Governor Owens also has asserted that Colorado will not get visits from presidential candidates if we go proportional and reduce the number of electoral votes in play. Yet, Bush has made more than a dozen visits to Maine for the 1-3 votes that he might pick up in that proportional state. Why would Bush go to Maine to fight for 1-3 votes there and not come to Colorado to fight for 1-3 votes here? Doesn't make sense, does it.

The truth is that the Governor is wrong. And he knows it.

mungowits said...

I would say (in fact, I DID say) that the Maine/Nebraska system is not proportional, because of the gerrymandered congressional districts.

In fact, neither Maine nor Nebraska have EVER split their votes.

In short, if one says something stupid, really loud, it is no less stupid.
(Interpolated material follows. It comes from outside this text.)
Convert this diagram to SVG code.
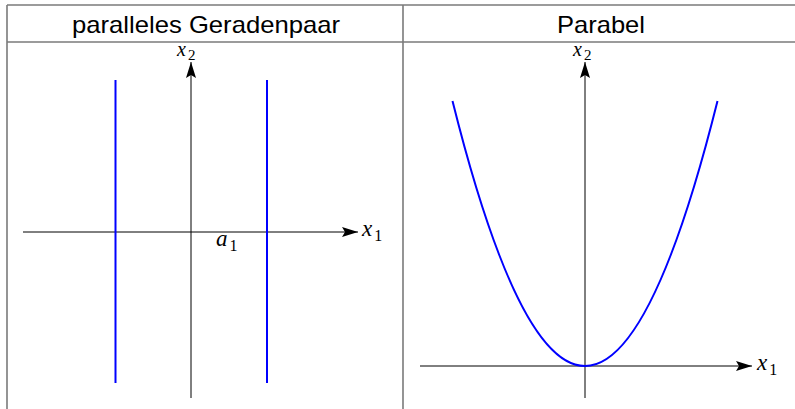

In your personal emails, and now in this anonymous comment, you have revealed yourself as someone incapable of making a logical argument.

If you don't like the Governor, move out of Colorado. Just please don't move to North Carolina. We have enough people more interested in name calling than good policy already.

brc1246 said...

I don't believe I said anything disrespectful of Governor Owens. And I certainly meant no disrespect to you for repeating what he said. I'm simply pointing out that Governor Owens has yet to make a credible argument that the State of Colorado will lose anything by moving to proportional representation with our electoral votes.

You are correct that the two states that currently have proportional electoral votes (by Congressional District), Maine and Nebraska, have not, in fact, ever split their votes. But Bush lost Maine's northern CD by just one percentage point in 2000. And according to NBC News, Bush has been to Maine more than a dozen times this year on campaign stops, presumably to try and tip that one electoral vote in his favor, but in no event to pick up more than the 4 total electoral votes that Maine holds. If Colorado had 1-3 electoral votes in play, and if presidential races continue to be as closely divided (5 electoral votes in 2000 I believe), it just doesn't make sense that candidates will choose not to compete for those 1-3 electoral votes (a 2-6 vote swing nationally) from Colorado.

And it also doesn't make sense for the Governor to assume, even if candidates didn't land their planes in Colorado as they jet from swing state to swing state, that that would mean something bad for Colorado. Aside from the local network affiliates losing some ad revenue.

Again, no disrespect intended. But like anyone else, we take our presidential votes very seriously. And the Governor's intimidation tactics don't serve the conversation about electoral reform (one of his claims was actually that we might find ourselves with nuclear waste being dumped on us if we split our votes).